Vanara: 'Baahubali' Author Pens Downs New Book on Baali the Undefeated Hero of Ramayana
Vanara: 'Baahubali' Author Pens Downs New Book on Baali the Undefeated Hero of Ramayana
Anand Neelakantan has penned his new book "Vanara" to tell the tale of honour, pride, jealousy, love and betrayal involving Baali, the undefeated hero of the Ramayana; his wife Tara and his brother Sugreeva.

Anand Neelakantan, the author of the "Baahubali" series, loves to explore stories hidden inside epics and penned his new book "Vanara" to tell the tale of honour, pride, jealousy, love and betrayal involving Baali, the undefeated hero of the Ramayana; his wife Tara and his brother Sugreeva.

The book was born as a short story first. Neelakantan had written a 5,000-word story on Tara as a labour of love but his publisher wanted to commission it as a book.

Though he was sceptical about making it a novel, he promised to get back and started reading various versions of the Ramayana once again.

"And to my fascination, I found that a remarkable epic is hiding inside the great epic. The characters of Baali, Sugreeva and Tara were never explored in detail. Baali is the undefeated hero of Ramayana, who had defeated even Ravana.
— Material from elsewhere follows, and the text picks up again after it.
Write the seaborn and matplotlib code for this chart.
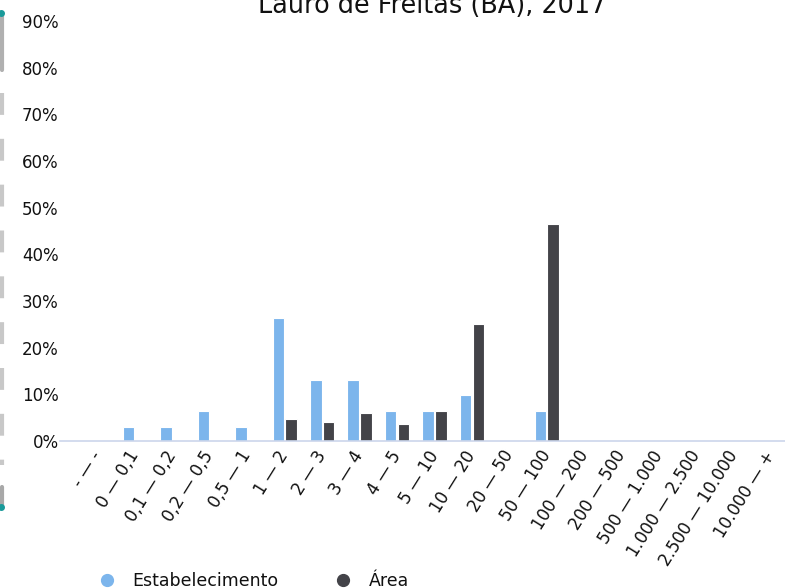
import pandas as pd
import numpy as np
import matplotlib
matplotlib.use("Agg")
import matplotlib.pyplot as plt
from matplotlib.lines import Line2D
import seaborn as sns

# classes de área (ha)
categorias = ["- — -", "0 — 0,1", "0,1 — 0,2", "0,2 — 0,5", "0,5 — 1", "1 — 2",
              "2 — 3", "3 — 4", "4 — 5", "5 — 10", "10 — 20", "20 — 50",
              "50 — 100", "100 — 200", "200 — 500", "500 — 1.000",
              "1.000 — 2.500", "2.500 — 10.000", "10.000 — +"]
estabelecimento = [0, 3.1, 3.1, 6.4, 3.1, 26.3, 13.0, 13.0, 6.4, 6.4, 9.8, 0,
                   6.4, 0, 0, 0, 0, 0, 0]
area = [0, 0, 0, 0, 0, 4.8, 4.1, 6.0, 3.7, 6.4, 25.0, 0,
        46.6, 0, 0, 0, 0, 0, 0]
series = ["Estabelecimento", "Área"]
cores = ["#7cb5ec", "#434348"]
titulo = "Lauro de Freitas (BA), 2017"

df = pd.DataFrame({
    "classe": categorias * 2,
    "valor": estabelecimento + area,
    "serie": [series[0]] * len(categorias) + [series[1]] * len(categorias),
})

sns.set_style("white")
plt.rcParams["font.family"] = ["DejaVu Sans"]
plt.rcParams["text.color"] = "#111111"
plt.rcParams["xtick.color"] = "#111111"
plt.rcParams["ytick.color"] = "#111111"

fig = plt.figure(figsize=(7.85, 5.88), dpi=100)
ax = fig.add_axes([60 / 785, 1 - 441 / 588, 725 / 785, 420 / 588])

sns.barplot(data=df, x="classe", y="valor", hue="serie", order=categorias,
            hue_order=series, palette=cores, saturation=1, width=0.68, gap=0.1,
            edgecolor="white", linewidth=0.8, legend=False, ax=ax)

ax.set_xlim(-1.0, 18.36)
ax.set_ylim(0, 90)
ax.set_yticks(np.arange(0, 91, 10))
ax.set_yticklabels([f"{v}%" for v in range(0, 91, 10)], fontsize=12)
ax.set_xlabel("")
ax.set_ylabel("")
for s in ["top", "right", "left"]:
    ax.spines[s].set_visible(False)
ax.spines["bottom"].set_color("#ccd6eb")
ax.spines["bottom"].set_linewidth(1.2)
ax.tick_params(axis="y", length=0, pad=1)
ax.tick_params(axis="x", length=0, pad=8)
plt.setp(ax.get_xticklabels(), rotation=58, ha="right", va="center",
         rotation_mode="anchor", fontsize=12)

fig.text(432 / 785, 1 - 13 / 588, titulo, ha="center", va="baseline",
         fontsize=18.4)

handles = [Line2D([], [], marker="o", linestyle="none", markersize=8.5,
                  markerfacecolor=c, markeredgecolor=c) for c in cores]
fig.legend(handles, series, loc="center", bbox_to_anchor=(0.323, 1 - 581 / 588),
           ncol=2, frameon=False, fontsize=12.5, handlelength=1.0,
           handletextpad=0.95, columnspacing=3.25, borderpad=0)

# barra lateral cinza (artefato da captura)
fig.add_artist(Line2D([2 / 785, 2 / 785], [1 - 93 / 588, 1 - 465 / 588],
                      transform=fig.transFigure, color="#c8c8c8", lw=3,
                      linestyle=(0, (5.25, 5.75))))
fig.add_artist(Line2D([2 / 785, 2 / 785], [1 - 15 / 588, 1 - 70 / 588],
                      transform=fig.transFigure, color="#b0b0b0", lw=3))
fig.add_artist(Line2D([2 / 785, 2 / 785], [1 - 487 / 588, 1 - 506 / 588],
                      transform=fig.transFigure, color="#a8a8a8", lw=3))
fig.add_artist(Line2D([1 / 785, 1 / 785], [1 - 13 / 588, 1 - 507 / 588],
                      transform=fig.transFigure, color="#1a9a9a", lw=0,
                      marker="o", markersize=4))

fig.savefig("out.png", dpi=100)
His story deserved to be told, especially since he had a tragic end," Neelakantan says.

And thus "Vanara: The Legend of Baali, Sugreeva and Tara" was born.

"Known, yet unexplored in depth so far, Vanara' would offer new perspective about well-known characters and would make readers think, like how my other books such as Asura' or Ajaya' series had done, the author says.
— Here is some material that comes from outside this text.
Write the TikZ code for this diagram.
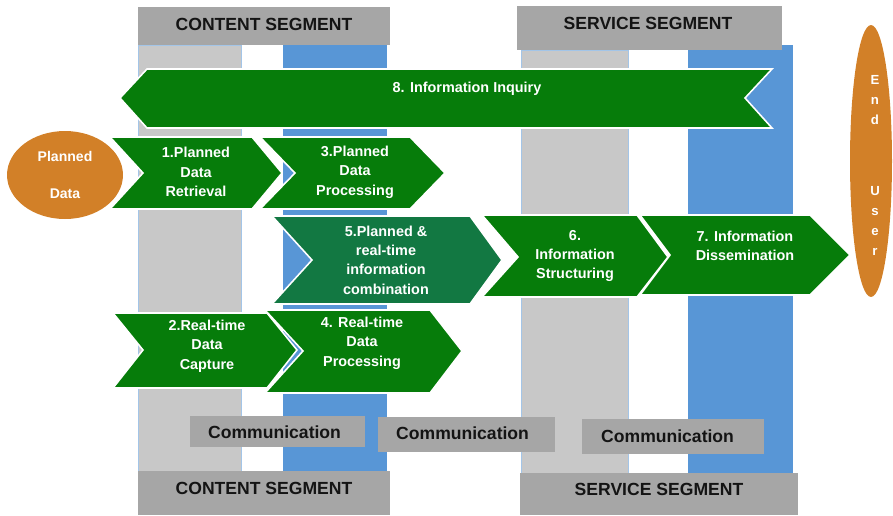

Neelakantan tries to keep his story telling engaging.

"I want my stories to be relished. I do not want my readers to rush through the book and fling it to one corner or use it as a mid flight read that would be forgotten the moment they read the ending," he told PTI.

Neelakantan, author of the Baahubali trilogy, the prequel to S S Rajamouli's movie; Asura: Tale of the Vanquished, which told the Ramayana from Ravana's point of view; and the Ajaya series, says his retelling works are all based on characters.
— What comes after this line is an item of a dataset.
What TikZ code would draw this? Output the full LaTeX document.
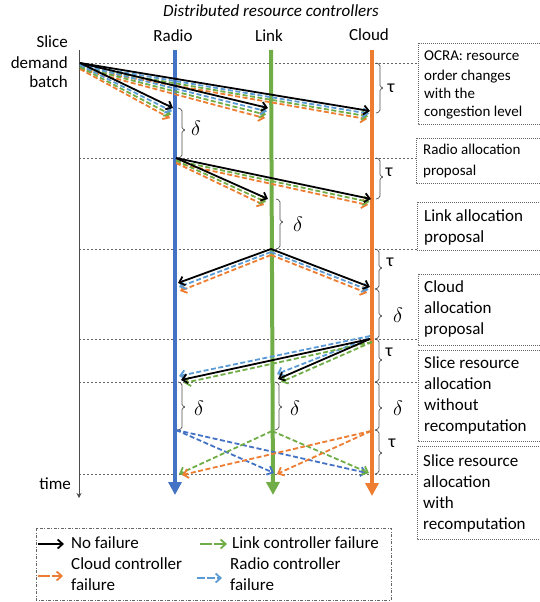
\documentclass[tikz,border=0pt]{standalone}
\usepackage{fontspec}
\setmainfont{Carlito}
\usetikzlibrary{arrows.meta,calc}
\definecolor{cblue}{HTML}{4472C4}
\definecolor{cblue2}{HTML}{5B9BD5}
\definecolor{cgreen}{HTML}{70AD47}
\definecolor{corange}{HTML}{ED7D31}
\newcommand\mybrace[4]{\draw[brk,rounded corners=1.5pt] (#1-4,#2) -- (#1,#2+1.5) -- (#1,#4-1) -- (#1+4,#4) -- (#1,#4+1) -- (#1,#3-1.5) -- (#1-4,#3);}
\begin{document}
\begin{tikzpicture}[x=1pt,y=-1pt,
  ctrl/.style={line width=4pt,-{Triangle[length=13pt,width=13pt]}},
  barb/.style={-{Straight Barb[length=5pt,width=9pt]}},
  solidarr/.style={barb,black,line width=1.8pt},
  dasharr/.style={barb,line width=1.8pt,dash pattern=on 5pt off 2.5pt},
  gridline/.style={gray!80!black,line width=0.7pt,dash pattern=on 2pt off 2pt},
  brk/.style={gray!60!black,line width=0.7pt},
  infobox/.style={gray!80!black,line width=0.7pt,dash pattern=on 1pt off 1pt},
  lbl/.style={font=\fontsize{17}{21}\selectfont,inner sep=0pt},
  smalllbl/.style={font=\fontsize{15}{18}\selectfont,inner sep=0pt},
  dl/.style={font=\fontsize{22}{24}\selectfont,inner sep=0pt},
  tl/.style={font=\fontsize{18}{22}\selectfont,inner sep=0pt},
]
\useasboundingbox (0,0) rectangle (540,602);
\clip (0,0) rectangle (540,602);

% title and labels
\node[lbl,font=\fontsize{17}{21}\selectfont\itshape,anchor=base] (title) at (271,17) {Distributed resource controllers};
\node[lbl,anchor=base] (lradio) at (173,42) {Radio};
\node[lbl,anchor=base] (llink) at (269,42) {Link};
\node[lbl,anchor=base] (lcloud) at (369,41) {Cloud};
\node[lbl,anchor=base east] (ls1) at (68,48) {Slice};
\node[lbl,anchor=base east] (ls2) at (68,68) {demand};
\node[lbl,anchor=base east] (ls3) at (68,88) {batch};
\node[lbl,anchor=base east] (ltime) at (71,489) {time};

% grid lines
\foreach \yy/\xe in {63/418,158/416,249/417,339/418,382/418,474/416}
  \draw[gridline] (79,\yy) -- (\xe,\yy);

% time axis
\coordinate (T0) at (79,50);
\coordinate (T1) at (79,498);
\draw[gray!60!black,line width=0.8pt,-{Stealth[length=5pt,width=5pt]}] (T0) -- (T1);

% controllers
\coordinate (RT) at (175,50); \coordinate (RB) at (175,495);
\coordinate (LT) at (271,50); \coordinate (LB) at (273,495);
\coordinate (CT) at (372,50); \coordinate (CB) at (372,496);
\draw[ctrl,cblue] (RT) -- (RB);
\draw[ctrl,cgreen] (LT) -- (LB);
\draw[ctrl,corange] (CT) -- (CB);

% braces
\mybrace{380}{63}{113}{88}
\mybrace{182}{108}{158}{130}
\mybrace{380}{158}{199}{177}
\mybrace{280}{199}{249}{222}
\mybrace{379}{249}{289}{268}
\mybrace{379}{289}{339}{316}
\mybrace{379}{339}{382}{360}
\mybrace{182}{382}{430}{407}
\mybrace{279}{382}{430}{407}
\mybrace{379}{382}{430}{408}
\mybrace{379}{430}{474}{453}
\node[tl] (t1) at (391,88) {τ};
\node[dl] (d1) at (196,128) {$\delta$};
\node[tl] (t2) at (389,172) {τ};
\node[dl] (d2) at (298,224) {$\delta$};
\node[tl] (t3) at (390,262) {τ};
\node[dl] (d3) at (398,315) {$\delta$};
\node[tl] (t4) at (389,352) {τ};
\node[dl] (d4) at (199,408) {$\delta$};
\node[dl] (d5) at (295,408) {$\delta$};
\node[dl] (d6) at (398,408) {$\delta$};
\node[tl] (t5) at (392,443) {τ};

% phase 1
\coordinate (S0) at (80,63);
\coordinate (R1) at (173,108);
\coordinate (L1) at (268,108);
\coordinate (C1) at (370,111);
\foreach \c/\k in {corange/3,cgreen/2,cblue2/1} {
  \draw[dasharr,\c] ($(S0)+(0,2*\k)$) -- ($(R1)+(-\k,3.4*\k)$);
  \draw[dasharr,\c] ($(S0)+(0,2*\k)$) -- ($(L1)+(-\k,3.4*\k)$);
  \draw[dasharr,\c] ($(S0)+(0,2*\k)$) -- ($(C1)+(-\k,2.7*\k)$);
}
\draw[solidarr] (S0) -- (R1);
\draw[solidarr] (S0) -- (L1);
\draw[solidarr] (S0) -- (C1);

% phase 2
\coordinate (R2) at (176,158);
\coordinate (L2) at (268,199);
\coordinate (C2) at (371,199);
\foreach \c/\k in {corange/2,cgreen/1} {
  \draw[dasharr,\c] ($(R2)+(0,2.5*\k)$) -- ($(L2)+(-2*\k,3*\k)$);
  \draw[dasharr,\c] ($(R2)+(0,2.5*\k)$) -- ($(C2)+(-1.5*\k,3*\k)$);
}
\draw[solidarr] (R2) -- (L2);
\draw[solidarr] (R2) -- (C2);

% phase 3
\coordinate (L3) at (271,249);
\coordinate (R3) at (178,283);
\coordinate (C3) at (370,287);
\foreach \c/\k in {corange/2,cblue2/1} {
  \draw[dasharr,\c] ($(L3)+(0,3*\k)$) -- ($(R3)+(\k,4*\k)$);
  \draw[dasharr,\c] ($(L3)+(0,3*\k)$) -- ($(C3)+(-1.5*\k,3*\k)$);
}
\draw[solidarr] (L3) -- (R3);
\draw[solidarr] (L3) -- (C3);

% phase 4
\coordinate (C4) at (370,339);
\coordinate (R4) at (181,380);
\coordinate (L4) at (278,379);
\draw[dasharr,cblue2] ($(C4)+(0,-3)$) -- ($(R4)+(-2,-4)$);
\draw[dasharr,cblue2] ($(C4)+(-1,-1)$) -- ($(L4)+(-1,-5)$);
\draw[dasharr,cgreen] ($(C4)+(2,3)$) -- ($(R4)+(3,3)$);
\draw[dasharr,cgreen] ($(C4)+(2,3)$) -- ($(L4)+(3,3)$);
\draw[solidarr] (C4) -- (R4);
\draw[solidarr] (C4) -- (L4);

% phase 5
\coordinate (R5) at (176,430);
\coordinate (L5) at (272,431);
\coordinate (C5) at (371,431);
\coordinate (RE) at (179,474);
\coordinate (LE) at (274,473);
\coordinate (CE) at (369,473);
\draw[dasharr,cblue] (R5) -- (LE);
\draw[dasharr,cblue] (R5) -- ($(CE)+(-2,0)$);
\draw[dasharr,cgreen] (L5) -- (RE);
\draw[dasharr,cgreen] (L5) -- (CE);
\draw[dasharr,corange] (C5) -- ($(RE)+(3,1)$);
\draw[dasharr,corange] (C5) -- ($(LE)+(3,1)$);

% info boxes
\draw[infobox] (418,43) rectangle (545,124);
\node[smalllbl,anchor=base west] (b1a) at (424,61) {OCRA: resource};
\node[smalllbl,anchor=base west] (b1b) at (424,80) {order changes};
\node[smalllbl,anchor=base west] (b1c) at (424,98) {with the};
\node[smalllbl,anchor=base west] (b1d) at (424,116) {congestion level};

\draw[infobox] (416,138) rectangle (545,183);
\node[smalllbl,anchor=base west] (b2a) at (423,154) {Radio allocation};
\node[smalllbl,anchor=base west] (b2b) at (423,175) {proposal};

\draw[infobox] (417,202) rectangle (545,250);
\node[lbl,anchor=base west] (b3a) at (424,221) {Link allocation};
\node[lbl,anchor=base west] (b3b) at (424,242) {proposal};

\draw[infobox] (418,274) rectangle (545,345);
\node[lbl,anchor=base west] (b4a) at (424,292) {Cloud};
\node[lbl,anchor=base west] (b4b) at (424,313) {allocation};
\node[lbl,anchor=base west] (b4c) at (424,334) {proposal};

\draw[infobox] (418,350) rectangle (545,441);
\node[lbl,anchor=base west] (b5a) at (424,368) {Slice resource};
\node[lbl,anchor=base west] (b5b) at (424,389) {allocation};
\node[lbl,anchor=base west] (b5c) at (424,410) {without};
\node[lbl,anchor=base west] (b5d) at (424,431) {recomputation};

\draw[infobox] (417,446) rectangle (545,539);
\node[lbl,anchor=base west] (b6a) at (423,466) {Slice resource};
\node[lbl,anchor=base west] (b6b) at (423,487) {allocation};
\node[lbl,anchor=base west] (b6c) at (423,508) {with};
\node[lbl,anchor=base west] (b6d) at (423,529) {recomputation};

% legend
\draw[gray!80!black,line width=0.7pt,dash pattern=on 3pt off 1.5pt on 1pt off 1.5pt] (36,528) rectangle (391,600);
\coordinate (g1a) at (38,544); \coordinate (g1b) at (64,544);
\coordinate (g2a) at (200,544); \coordinate (g2b) at (227,544);
\coordinate (g3a) at (38,576); \coordinate (g3b) at (63,576);
\coordinate (g4a) at (197,578); \coordinate (g4b) at (222,578);
\draw[solidarr] (g1a) -- (g1b);
\draw[barb,line width=1.8pt,cgreen,dash pattern=on 12pt off 2pt] (g2a) -- (g2b);
\draw[barb,line width=1.8pt,corange,dash pattern=on 12pt off 2pt] (g3a) -- (g3b);
\draw[barb,line width=1.8pt,cblue2,dash pattern=on 8pt off 2pt] (g4a) -- (g4b);
\node[lbl,anchor=base west] (n1) at (71,548) {No failure};
\node[lbl,anchor=base west] (n2) at (232,548) {Link controller failure};
\node[lbl,anchor=base west] (n3a) at (71,569) {Cloud controller};
\node[lbl,anchor=base west] (n3b) at (71,590) {failure};
\node[lbl,anchor=base west] (n4a) at (230,569) {Radio controller};
\node[lbl,anchor=base west] (n4b) at (230,590) {failure};
\end{tikzpicture}
\end{document}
I work on characters. I become the characters when I write in their voice. The character could be Ravana as in Asura', Baali as in Vanara', Duryodhana as in Ajaya' or Sita or Hanuman as in the series I wrote- Siya Ke Ram' or Mahabali Hanuman'. I go away from the conventional telling and bring in many folk elements to add depth of perspective, he says.

According to him, Vanara: The Legend of Baali, Sugreeva and Tara, published by Penguin Random House India, is arguably the world's first love triangle.

Research is very important for Neelakantan's stories.

"In books based on Indian Puranas, research is the most important part. The variations in the stories are mindboggling. A wide repository of research material would fire my imagination and help me in taking the story the way I want. Since I work from the perspective of unconventional heroes (villains), research becomes the driving factor in my novels," he says.

Neelakantan is now working on the second part of the Baahubali series.

Baali and Sugreeva of the Vana Nara tribe were orphan brothers who were born in abject poverty and grew up as slaves like most of their fellow tribesmen. They were often mocked as the vanaras, the monkey men. Sandwiched between the never-ending war between the Deva tribes in the north and the Asura tribes in the south, the Vana Naras seemed to have lost all hope.

But Baali was determined not to die a slave. Aided by his beloved brother, Sugreeva, Baali built a country for his people. The capital city, Kishkindha, became a beacon of hope for emancipated slaves from across the world.

It was a city of the people, by the people, for the people, where there was no discrimination based on caste, creed, language or the colour of skin.

For a brief period in history, it seemed as if mankind had found its ideal hero in Baali. But then fate intervened through the beautiful Tara, the daughter of a tribal physician.

Loved by Baali and lusted after by Sugreeva, Tara became the cause of a fraternal war that would change history for ever.